I am/was a neighbor of cantxsailor. (much better looking too I might add) My 32CC Oday suffered only a few scratches from the storm and when I found her resting securely in her slip I was relieved; but damn she was 50 yards from the water!

I have heard that the city had been advised during construction that the pilings for the floating docks were too short. (I think the piling height was closer to being 7 -7 1/2 at mean) I was also told that the city was advised to anchor the docks to keep them in place if they ever over-floated the pilings.

In searching for a new slip I havent seen any floating docks that failed (other than ours); and it seems that they all experienced a higher surge then we. As slips are now hard to find, I believe that more docks were lost than boats.
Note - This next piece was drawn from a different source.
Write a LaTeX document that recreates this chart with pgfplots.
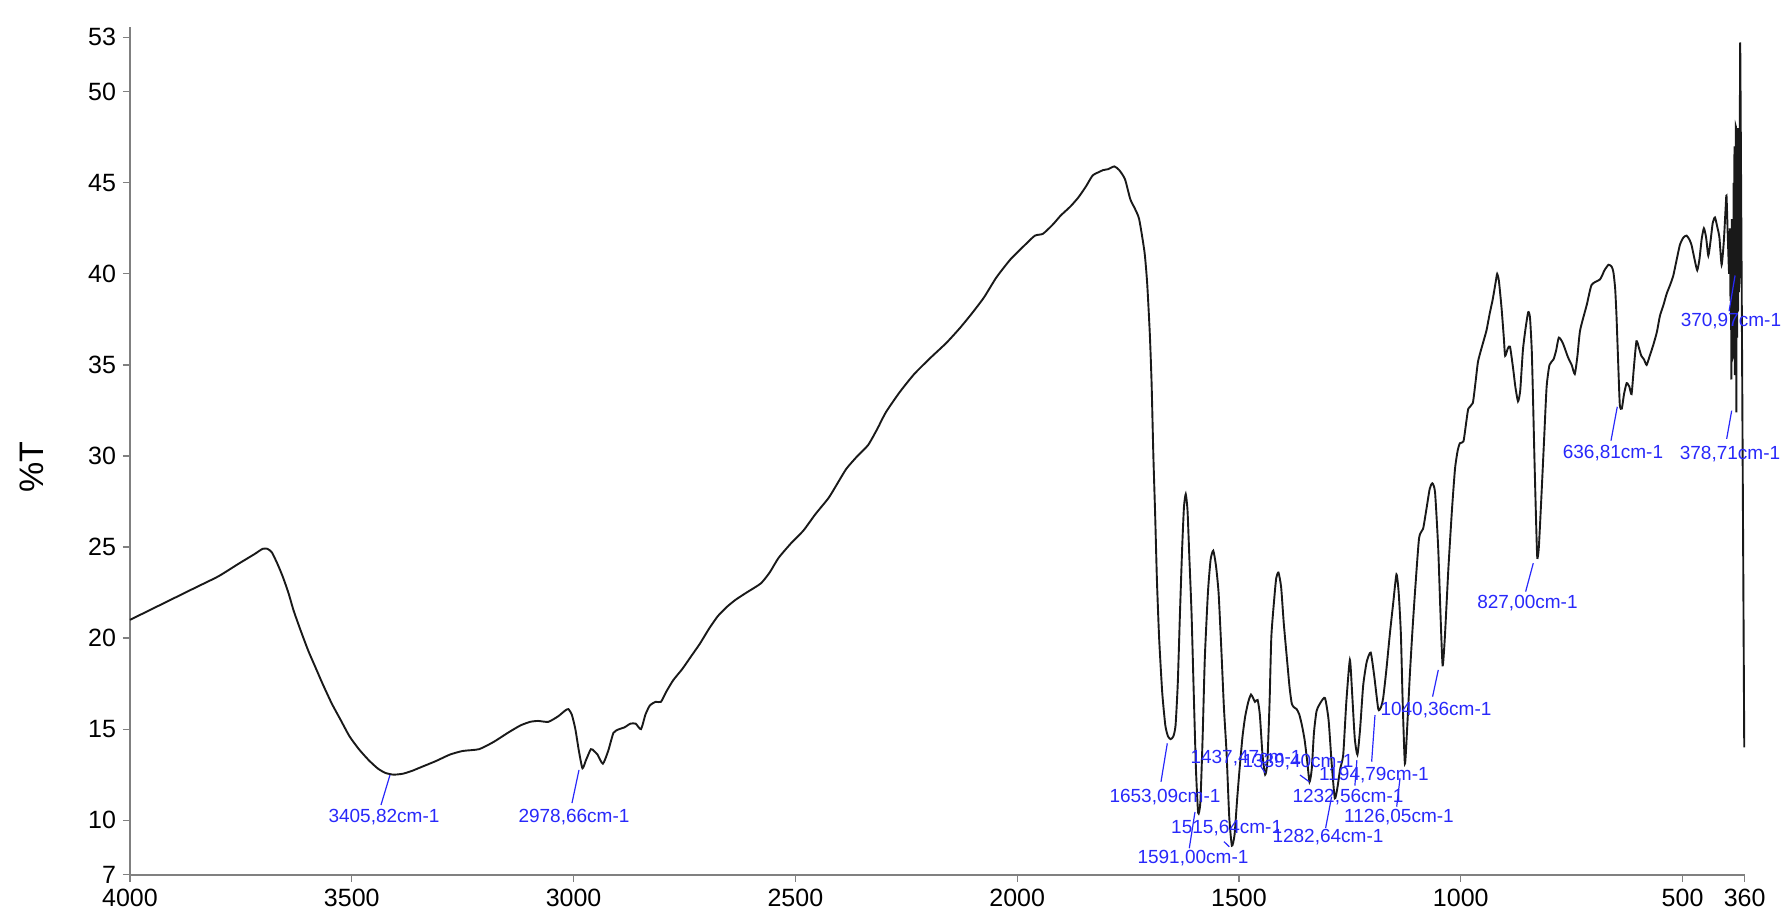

On another note, Progressive Insurance has treated me beyond my expectations. They were prompt, considerate and kept me advised. The adjuster came out, done a quickie assessment, told me they would look her over again once she is staged, and they would take care of anything we found then. I received a check in 5 days.

I merely mentioned to Progressive in passing that my new slip rent started Dec 1. They told me if we cant splash in time they would pick up my December slip rent.

After 12 years being insured by one of the majors, I just renewed my autos with Progressive too. They've earned my business.

BTW I have no affiliation with Progressive other than being a policy holder.

I visited Pleasure Island Marina east of Galveston Bay in Port Arthur. (all fixed docks) Without any exaggeration I estimated 98% of the boats are damaged and strewn all over the hard, with a hell of a lot of them totally beyond repair.

It was a solemn visit for me, and what really got me was walking through all the expensive boating gear strewn about and partially buried in the mud; anchors, Magma Grills, electronics, blocks, rigging, chain, cordage, compasses, etc. Things that we average boaters scrimp and budget for months in order to buy.